Threnody landed near the central fire pit, which was far larger than it had appeared to be.
Josh squinted in the brightness, breaking into a sweat at the heat.
“This way,” Threnody said, and wobbled toward the cavern rear. Whatever grace they had in flight was amply contradicted by their comical walking wobble. But when they ran they were terrifying.
Toward the back, up a series of ledges, was a great nest, its edges sprouting whole trees which screened off its contents. The only nest of that girth, Josh noted. Away from the fire, Josh saw the cavern walls more clearly. Every ledge sported a nest, sometimes two or three, and the walls had clearly been dug into to make more cubbies.

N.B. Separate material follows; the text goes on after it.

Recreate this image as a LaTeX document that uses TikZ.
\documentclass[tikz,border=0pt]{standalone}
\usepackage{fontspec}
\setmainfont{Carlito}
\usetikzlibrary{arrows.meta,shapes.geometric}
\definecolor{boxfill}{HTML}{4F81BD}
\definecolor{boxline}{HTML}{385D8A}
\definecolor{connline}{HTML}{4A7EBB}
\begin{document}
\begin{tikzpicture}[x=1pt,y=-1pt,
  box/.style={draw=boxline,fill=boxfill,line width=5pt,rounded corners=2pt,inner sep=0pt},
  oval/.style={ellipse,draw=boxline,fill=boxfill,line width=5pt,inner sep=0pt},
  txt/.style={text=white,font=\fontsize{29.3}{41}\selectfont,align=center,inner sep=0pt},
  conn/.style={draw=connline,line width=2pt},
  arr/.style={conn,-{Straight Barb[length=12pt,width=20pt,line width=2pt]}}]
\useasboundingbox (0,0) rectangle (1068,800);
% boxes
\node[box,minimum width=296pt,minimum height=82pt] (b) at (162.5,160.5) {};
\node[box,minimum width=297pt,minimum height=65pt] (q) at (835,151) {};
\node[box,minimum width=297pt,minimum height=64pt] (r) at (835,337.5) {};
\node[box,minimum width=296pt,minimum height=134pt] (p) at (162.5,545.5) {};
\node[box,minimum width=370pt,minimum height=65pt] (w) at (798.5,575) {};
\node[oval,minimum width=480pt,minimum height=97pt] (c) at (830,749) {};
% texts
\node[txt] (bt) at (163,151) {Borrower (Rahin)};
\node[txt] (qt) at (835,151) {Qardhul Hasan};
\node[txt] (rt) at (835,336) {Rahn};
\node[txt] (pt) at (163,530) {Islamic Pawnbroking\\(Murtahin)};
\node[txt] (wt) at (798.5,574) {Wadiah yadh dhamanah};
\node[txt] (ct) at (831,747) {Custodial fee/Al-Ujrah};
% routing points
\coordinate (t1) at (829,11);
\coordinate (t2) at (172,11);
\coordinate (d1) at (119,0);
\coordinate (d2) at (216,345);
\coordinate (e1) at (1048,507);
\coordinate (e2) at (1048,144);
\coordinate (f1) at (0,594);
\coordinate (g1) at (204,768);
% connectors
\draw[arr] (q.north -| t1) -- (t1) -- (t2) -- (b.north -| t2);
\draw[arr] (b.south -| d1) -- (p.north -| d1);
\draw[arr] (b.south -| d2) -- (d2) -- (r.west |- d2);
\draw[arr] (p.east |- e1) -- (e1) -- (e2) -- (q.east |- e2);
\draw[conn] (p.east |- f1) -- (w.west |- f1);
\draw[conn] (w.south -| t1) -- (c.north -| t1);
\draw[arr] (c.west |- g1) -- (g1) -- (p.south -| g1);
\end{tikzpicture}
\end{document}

The cavern a quarter-mile tall and at least a half-mile wide, extending like an egg into the mountain for nearly a mile, Josh estimated a few thousand wyvern nests, and to the best of his reckoning, nearly all were occupied with two or three beasts.
The large nest was cleft in one spot. Threnody stopped and gestured. “She sleeps, but asked that you wake her when you arrived. There, to the left.” He pointed.
Josh and Alyson entered.
To the left, lying on a moss-padded platform lay the orange-and-white mottled wyvern, on her side, her breathing rough and shallow.
From where he stood, Josh felt her fever. “She"s sick!” Then he saw the stub of spear in her flank, the flesh around it suppurated, discolored and swollen, fresh, red blood atop black, crusted blood.
He stepped to her side, into the crook of the great mottled neck, the bony spines of her head crest cradling a drowsy, glassy eye. He put his hand to her cheek, the rough bone under his hand hot to the touch.
The eye blinked at him. The chest heaved once. “You"re Josh, wyrm herder and wyvern talker.”
“Yes. You"re Aria, Queen Aria.”
“Presuming I live, yes.”
“You"re hurt, and it"s infected, but you"ll be all right. I"ll need some things, but you should be better soon.”
“You"re kind, and your words are a comfort, but your anxiety betrays your concern.”
Josh frowned, forgetting how well wyrmkind could read him. “Of course I"m concerned, but you need to think about healing, not how sick you are. Patient, be your own healer. That"s an order.”
“Yes, King Josh,” Aria said, her snort of smoke the equivalent of a chuckle.
“I"ll be back in a few minutes.” He retreated to the entrance where Threnody waited. “Three knives, the sharpest you can find, with two-inch, five-inch, and eight-inch blades. A cauldron of warm water. A needle or awl with thread or string, at least two feet of it.”
Alyson stepped up beside him. “How can I help?”
Josh smiled and described what he needed.